My 4 ½ year-old daughter, Rachel, has had about 3 or 4 “pretend friends” for about a year now. Up until about a week ago they would just come with us to the grocery store, brush teeth at the same time or play “make believe” with my daughter. But Rachel is now blaming her pretend friends when she gets in trouble. How long are pretend friends normal and how do I discipline a pretend friend?
Rachel’s “pretend friends” likely have names and distinct characteristics; they are real to her. Having imaginary or pretend friends is a normal childhood phenomenon appearing among three-to-six-year-olds. Pretend friends can be animals or objects who children imagine as a reaction to events or circumstances imposed on them, such as and often including parental discipline. Pretend friends are not exclusive to children without siblings or children who are thought to be lonely.
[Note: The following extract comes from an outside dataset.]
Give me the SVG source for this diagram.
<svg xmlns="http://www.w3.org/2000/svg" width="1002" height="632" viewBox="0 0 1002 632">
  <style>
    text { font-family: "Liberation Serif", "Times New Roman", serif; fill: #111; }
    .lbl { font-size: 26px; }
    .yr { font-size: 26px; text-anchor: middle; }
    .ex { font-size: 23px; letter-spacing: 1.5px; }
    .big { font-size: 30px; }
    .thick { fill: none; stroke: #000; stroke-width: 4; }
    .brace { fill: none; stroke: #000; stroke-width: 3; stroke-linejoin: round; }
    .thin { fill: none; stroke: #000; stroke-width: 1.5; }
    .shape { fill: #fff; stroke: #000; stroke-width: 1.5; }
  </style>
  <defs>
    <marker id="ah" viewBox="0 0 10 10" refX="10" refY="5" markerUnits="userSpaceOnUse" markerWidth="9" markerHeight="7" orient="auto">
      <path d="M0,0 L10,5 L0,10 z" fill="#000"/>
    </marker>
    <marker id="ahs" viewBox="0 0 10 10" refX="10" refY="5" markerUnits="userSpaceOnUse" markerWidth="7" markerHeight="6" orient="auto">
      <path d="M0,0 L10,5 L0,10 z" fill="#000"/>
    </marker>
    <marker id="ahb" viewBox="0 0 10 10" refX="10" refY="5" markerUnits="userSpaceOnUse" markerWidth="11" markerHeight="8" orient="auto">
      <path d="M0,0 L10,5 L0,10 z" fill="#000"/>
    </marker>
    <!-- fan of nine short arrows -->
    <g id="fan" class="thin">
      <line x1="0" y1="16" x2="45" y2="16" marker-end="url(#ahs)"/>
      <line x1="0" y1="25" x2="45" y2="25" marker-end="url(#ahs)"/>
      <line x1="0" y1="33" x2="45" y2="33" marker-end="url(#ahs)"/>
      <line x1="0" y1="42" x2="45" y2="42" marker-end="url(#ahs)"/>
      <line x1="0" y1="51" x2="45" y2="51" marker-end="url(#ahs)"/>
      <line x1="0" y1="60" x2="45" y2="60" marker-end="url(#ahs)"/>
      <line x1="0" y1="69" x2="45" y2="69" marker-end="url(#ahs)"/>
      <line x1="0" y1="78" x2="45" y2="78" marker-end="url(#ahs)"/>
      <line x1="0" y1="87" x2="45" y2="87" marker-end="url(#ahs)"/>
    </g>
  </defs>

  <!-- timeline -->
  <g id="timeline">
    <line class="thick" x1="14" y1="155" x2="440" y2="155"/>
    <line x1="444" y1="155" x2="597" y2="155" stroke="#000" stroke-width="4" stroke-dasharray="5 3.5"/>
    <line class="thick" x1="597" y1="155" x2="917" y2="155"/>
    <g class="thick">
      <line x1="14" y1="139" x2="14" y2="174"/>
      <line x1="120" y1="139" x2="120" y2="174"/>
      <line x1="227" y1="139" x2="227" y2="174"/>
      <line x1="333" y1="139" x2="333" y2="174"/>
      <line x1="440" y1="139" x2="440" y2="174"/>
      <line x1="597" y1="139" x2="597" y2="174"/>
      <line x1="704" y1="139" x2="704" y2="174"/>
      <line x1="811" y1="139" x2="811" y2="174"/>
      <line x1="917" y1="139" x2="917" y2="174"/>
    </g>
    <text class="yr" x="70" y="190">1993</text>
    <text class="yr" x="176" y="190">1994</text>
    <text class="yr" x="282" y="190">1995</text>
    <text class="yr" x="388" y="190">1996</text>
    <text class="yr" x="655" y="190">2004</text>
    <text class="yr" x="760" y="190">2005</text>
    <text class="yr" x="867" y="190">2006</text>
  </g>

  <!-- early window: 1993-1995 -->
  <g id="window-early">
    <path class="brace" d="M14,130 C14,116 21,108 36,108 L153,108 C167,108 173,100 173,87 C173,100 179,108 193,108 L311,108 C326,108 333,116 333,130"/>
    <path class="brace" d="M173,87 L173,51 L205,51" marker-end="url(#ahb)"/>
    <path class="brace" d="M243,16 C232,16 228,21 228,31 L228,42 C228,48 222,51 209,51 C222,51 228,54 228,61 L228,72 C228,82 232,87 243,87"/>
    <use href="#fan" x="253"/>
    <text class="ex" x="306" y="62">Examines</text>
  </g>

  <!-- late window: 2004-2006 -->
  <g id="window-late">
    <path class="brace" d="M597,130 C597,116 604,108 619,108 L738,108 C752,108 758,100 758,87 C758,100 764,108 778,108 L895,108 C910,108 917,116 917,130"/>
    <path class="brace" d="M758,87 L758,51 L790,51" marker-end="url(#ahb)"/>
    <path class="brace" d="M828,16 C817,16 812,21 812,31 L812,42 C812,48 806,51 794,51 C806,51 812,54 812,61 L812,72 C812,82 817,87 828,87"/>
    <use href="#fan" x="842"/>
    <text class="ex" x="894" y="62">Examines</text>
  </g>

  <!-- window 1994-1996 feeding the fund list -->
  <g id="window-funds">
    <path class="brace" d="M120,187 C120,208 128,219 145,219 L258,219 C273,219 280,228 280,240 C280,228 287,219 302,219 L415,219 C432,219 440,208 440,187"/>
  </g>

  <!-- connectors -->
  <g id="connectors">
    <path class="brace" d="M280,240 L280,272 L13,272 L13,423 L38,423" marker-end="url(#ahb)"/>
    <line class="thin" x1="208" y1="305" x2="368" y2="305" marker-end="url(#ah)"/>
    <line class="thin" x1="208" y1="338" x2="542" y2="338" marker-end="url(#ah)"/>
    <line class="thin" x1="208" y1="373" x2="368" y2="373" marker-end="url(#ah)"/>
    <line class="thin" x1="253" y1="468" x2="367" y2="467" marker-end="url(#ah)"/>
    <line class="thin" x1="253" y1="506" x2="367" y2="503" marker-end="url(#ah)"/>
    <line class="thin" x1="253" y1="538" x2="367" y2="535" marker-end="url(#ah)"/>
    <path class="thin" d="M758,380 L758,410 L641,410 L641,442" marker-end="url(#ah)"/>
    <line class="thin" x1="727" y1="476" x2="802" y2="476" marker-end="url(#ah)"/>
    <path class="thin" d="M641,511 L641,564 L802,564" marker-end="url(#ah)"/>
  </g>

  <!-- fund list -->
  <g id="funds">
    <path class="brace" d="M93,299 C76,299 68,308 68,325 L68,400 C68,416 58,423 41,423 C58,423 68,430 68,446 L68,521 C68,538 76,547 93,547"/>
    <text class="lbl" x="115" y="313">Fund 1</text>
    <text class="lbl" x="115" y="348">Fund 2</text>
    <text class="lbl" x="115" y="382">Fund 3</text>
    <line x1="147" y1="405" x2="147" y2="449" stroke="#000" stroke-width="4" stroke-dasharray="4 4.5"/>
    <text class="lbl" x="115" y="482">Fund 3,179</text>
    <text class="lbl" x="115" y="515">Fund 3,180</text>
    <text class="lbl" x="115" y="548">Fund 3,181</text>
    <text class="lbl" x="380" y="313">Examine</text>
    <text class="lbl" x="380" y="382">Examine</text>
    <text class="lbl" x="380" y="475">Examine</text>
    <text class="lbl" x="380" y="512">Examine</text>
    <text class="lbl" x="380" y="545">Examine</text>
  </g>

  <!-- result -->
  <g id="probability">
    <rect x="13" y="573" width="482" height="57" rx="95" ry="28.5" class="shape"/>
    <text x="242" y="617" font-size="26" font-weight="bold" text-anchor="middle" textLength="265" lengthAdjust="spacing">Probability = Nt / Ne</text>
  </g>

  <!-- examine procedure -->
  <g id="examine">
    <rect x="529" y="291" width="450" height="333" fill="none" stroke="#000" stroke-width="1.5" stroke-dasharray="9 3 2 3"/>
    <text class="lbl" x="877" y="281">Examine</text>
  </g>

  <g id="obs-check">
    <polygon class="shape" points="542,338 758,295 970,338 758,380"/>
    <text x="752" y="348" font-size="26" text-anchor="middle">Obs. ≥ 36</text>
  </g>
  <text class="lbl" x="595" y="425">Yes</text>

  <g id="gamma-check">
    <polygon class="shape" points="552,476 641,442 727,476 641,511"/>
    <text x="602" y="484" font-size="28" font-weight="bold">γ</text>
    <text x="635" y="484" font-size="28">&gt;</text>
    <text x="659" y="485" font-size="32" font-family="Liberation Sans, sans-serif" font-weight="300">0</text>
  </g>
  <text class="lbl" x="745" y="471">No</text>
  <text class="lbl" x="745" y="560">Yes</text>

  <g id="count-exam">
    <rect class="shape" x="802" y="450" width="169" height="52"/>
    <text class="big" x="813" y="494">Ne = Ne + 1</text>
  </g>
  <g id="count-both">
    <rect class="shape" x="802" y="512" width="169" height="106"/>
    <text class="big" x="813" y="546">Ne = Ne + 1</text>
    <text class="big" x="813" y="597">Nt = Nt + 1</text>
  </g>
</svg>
As might be expected, Rachel elicits her pretend friends to take responsibility when she is in “trouble.” Pretend friends show up suddenly or slowly, becoming increasingly apparent. It is rare, however, for children to bring their imaginary playmates to preschool or kindergarten. Pretend friends allow preschoolers to practice roles and express their feelings (especially fears) while benefiting their social and language development. Rachel is able to dictate what her friends do and as you listen, you’ll understand which of her ideas need clarifying. The following 3 tips will help you support your daughter’s imagination without interfering with her creativity:
- Allow your child to introduce, talk about, and bring the pretend friend into action. You would be interfering if you ask about her pretend friends or raise any subjects related to them. Your job is to supportively respond, such as, “Oh, that is what ‘Ricky’ wants? “Hmm, I do see that you placed ‘Ricky’ next to you at the table.”
- Respond with appropriate parental guidance (discipline) when your child tells you she didn’t do it. “Well, you need to help ‘Ricky’ pick up the cheerios on the floor and next time, you and Ricky need to ask mommy or daddy before pulling cereal out of the pantry.”
- Clarify misconceptions particularly when behaviors and comments relate to aggressive actions, express fears, or place your child in a potentially unsafe situation. “It is OK to bring ‘Ricky’ along for the ride but you’ll need to be the one who is strapped into your car seat. ‘Ricky’ can sit next to you.”